GOAL OF THE EXERCISE: Print the listing from its top line through the line containing "from matplotlib.patches import FancyBboxPatch", nothing more, and leave out the pictures.

[begin DATASET CONTENT]

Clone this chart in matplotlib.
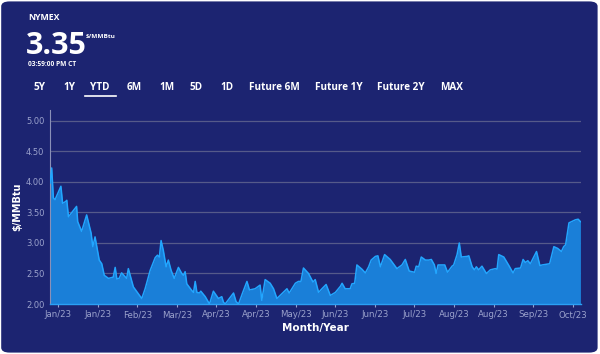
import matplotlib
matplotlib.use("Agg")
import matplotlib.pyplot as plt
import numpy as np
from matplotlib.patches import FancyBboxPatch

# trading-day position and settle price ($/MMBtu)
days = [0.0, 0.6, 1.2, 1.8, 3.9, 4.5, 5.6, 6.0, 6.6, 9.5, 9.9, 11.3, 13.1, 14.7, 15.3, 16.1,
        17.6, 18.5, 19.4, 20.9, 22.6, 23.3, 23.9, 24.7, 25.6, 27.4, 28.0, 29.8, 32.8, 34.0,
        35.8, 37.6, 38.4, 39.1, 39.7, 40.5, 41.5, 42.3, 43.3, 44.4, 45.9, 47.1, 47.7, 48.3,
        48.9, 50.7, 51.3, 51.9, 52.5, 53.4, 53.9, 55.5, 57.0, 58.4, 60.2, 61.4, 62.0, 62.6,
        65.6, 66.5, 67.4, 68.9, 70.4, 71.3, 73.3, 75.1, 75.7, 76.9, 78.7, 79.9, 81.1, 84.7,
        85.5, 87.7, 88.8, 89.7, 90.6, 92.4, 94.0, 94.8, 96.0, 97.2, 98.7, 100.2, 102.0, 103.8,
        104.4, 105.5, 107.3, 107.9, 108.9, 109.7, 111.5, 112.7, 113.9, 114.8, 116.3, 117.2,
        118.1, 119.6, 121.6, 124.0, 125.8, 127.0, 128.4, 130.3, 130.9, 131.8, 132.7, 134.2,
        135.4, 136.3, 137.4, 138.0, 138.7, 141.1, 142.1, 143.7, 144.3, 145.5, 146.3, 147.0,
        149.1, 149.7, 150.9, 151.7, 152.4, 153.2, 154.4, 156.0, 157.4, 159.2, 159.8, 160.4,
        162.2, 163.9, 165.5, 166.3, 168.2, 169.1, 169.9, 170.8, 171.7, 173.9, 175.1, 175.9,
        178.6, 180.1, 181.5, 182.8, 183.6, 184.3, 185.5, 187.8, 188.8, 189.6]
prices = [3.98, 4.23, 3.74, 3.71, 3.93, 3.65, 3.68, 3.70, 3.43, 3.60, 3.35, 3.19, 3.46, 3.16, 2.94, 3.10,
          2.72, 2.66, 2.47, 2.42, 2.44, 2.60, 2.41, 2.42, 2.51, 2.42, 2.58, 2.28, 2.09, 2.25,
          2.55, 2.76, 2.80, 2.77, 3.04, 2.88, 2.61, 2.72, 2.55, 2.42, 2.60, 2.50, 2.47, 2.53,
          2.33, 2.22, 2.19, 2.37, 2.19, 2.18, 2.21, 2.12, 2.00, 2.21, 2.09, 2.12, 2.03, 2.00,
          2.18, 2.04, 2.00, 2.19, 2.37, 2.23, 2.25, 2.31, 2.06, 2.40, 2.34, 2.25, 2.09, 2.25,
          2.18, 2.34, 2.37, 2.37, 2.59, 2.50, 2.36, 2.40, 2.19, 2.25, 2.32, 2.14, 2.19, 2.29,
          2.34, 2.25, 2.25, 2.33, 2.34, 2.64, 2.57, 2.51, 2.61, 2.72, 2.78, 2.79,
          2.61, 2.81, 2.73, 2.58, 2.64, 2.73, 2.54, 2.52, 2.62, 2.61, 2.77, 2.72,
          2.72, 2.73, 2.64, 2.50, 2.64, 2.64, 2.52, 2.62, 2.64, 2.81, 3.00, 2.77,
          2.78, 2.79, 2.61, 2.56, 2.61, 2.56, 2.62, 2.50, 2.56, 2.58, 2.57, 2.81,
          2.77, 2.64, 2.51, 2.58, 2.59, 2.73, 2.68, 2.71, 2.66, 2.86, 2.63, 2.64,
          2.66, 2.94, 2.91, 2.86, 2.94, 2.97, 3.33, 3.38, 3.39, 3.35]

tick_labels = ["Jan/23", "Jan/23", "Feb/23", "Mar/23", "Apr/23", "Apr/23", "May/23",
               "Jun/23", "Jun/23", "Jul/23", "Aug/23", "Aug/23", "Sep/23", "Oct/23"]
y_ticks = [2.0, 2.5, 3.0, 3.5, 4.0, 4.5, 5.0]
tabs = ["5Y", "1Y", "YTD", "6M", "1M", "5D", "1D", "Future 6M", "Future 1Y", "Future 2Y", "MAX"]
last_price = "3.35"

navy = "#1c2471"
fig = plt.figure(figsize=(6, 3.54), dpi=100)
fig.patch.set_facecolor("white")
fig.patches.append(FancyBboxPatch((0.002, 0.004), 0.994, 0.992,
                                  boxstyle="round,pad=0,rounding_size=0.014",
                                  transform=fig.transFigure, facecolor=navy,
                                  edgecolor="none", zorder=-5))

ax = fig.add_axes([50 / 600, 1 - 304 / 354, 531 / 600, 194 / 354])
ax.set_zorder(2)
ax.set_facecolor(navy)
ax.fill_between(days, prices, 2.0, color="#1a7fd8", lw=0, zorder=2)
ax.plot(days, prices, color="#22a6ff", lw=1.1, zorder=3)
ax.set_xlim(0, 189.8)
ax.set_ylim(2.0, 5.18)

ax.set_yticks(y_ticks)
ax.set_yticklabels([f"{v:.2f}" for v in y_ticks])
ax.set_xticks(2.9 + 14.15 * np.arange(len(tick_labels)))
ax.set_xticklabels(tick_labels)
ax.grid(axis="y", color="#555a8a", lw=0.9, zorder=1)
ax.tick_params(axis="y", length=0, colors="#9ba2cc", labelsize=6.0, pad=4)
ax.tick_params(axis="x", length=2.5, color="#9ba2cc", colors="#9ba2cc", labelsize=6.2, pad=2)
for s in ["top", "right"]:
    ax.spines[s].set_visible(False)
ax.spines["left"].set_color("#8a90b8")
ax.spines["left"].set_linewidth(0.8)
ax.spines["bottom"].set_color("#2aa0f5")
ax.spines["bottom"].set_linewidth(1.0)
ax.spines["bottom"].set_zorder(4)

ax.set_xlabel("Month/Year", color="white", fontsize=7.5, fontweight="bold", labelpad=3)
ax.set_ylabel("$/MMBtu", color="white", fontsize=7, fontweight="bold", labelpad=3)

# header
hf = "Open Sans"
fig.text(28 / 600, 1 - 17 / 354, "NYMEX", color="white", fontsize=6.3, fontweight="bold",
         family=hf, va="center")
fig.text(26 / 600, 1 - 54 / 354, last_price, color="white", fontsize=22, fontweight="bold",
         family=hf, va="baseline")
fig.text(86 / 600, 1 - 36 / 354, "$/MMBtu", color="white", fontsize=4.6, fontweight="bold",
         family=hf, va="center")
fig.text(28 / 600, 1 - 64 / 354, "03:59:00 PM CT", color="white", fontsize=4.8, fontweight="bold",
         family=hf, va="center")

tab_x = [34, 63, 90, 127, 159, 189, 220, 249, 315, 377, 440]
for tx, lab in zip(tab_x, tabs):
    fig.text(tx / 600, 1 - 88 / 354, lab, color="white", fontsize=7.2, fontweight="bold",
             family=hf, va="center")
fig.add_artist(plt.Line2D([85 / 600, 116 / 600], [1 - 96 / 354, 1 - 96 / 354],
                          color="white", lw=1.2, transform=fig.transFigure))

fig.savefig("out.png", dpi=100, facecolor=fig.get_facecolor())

[end DATASET CONTENT]

TASK RESULT:
Clone this chart in matplotlib.
import matplotlib
matplotlib.use("Agg")
import matplotlib.pyplot as plt
import numpy as np
from matplotlib.patches import FancyBboxPatch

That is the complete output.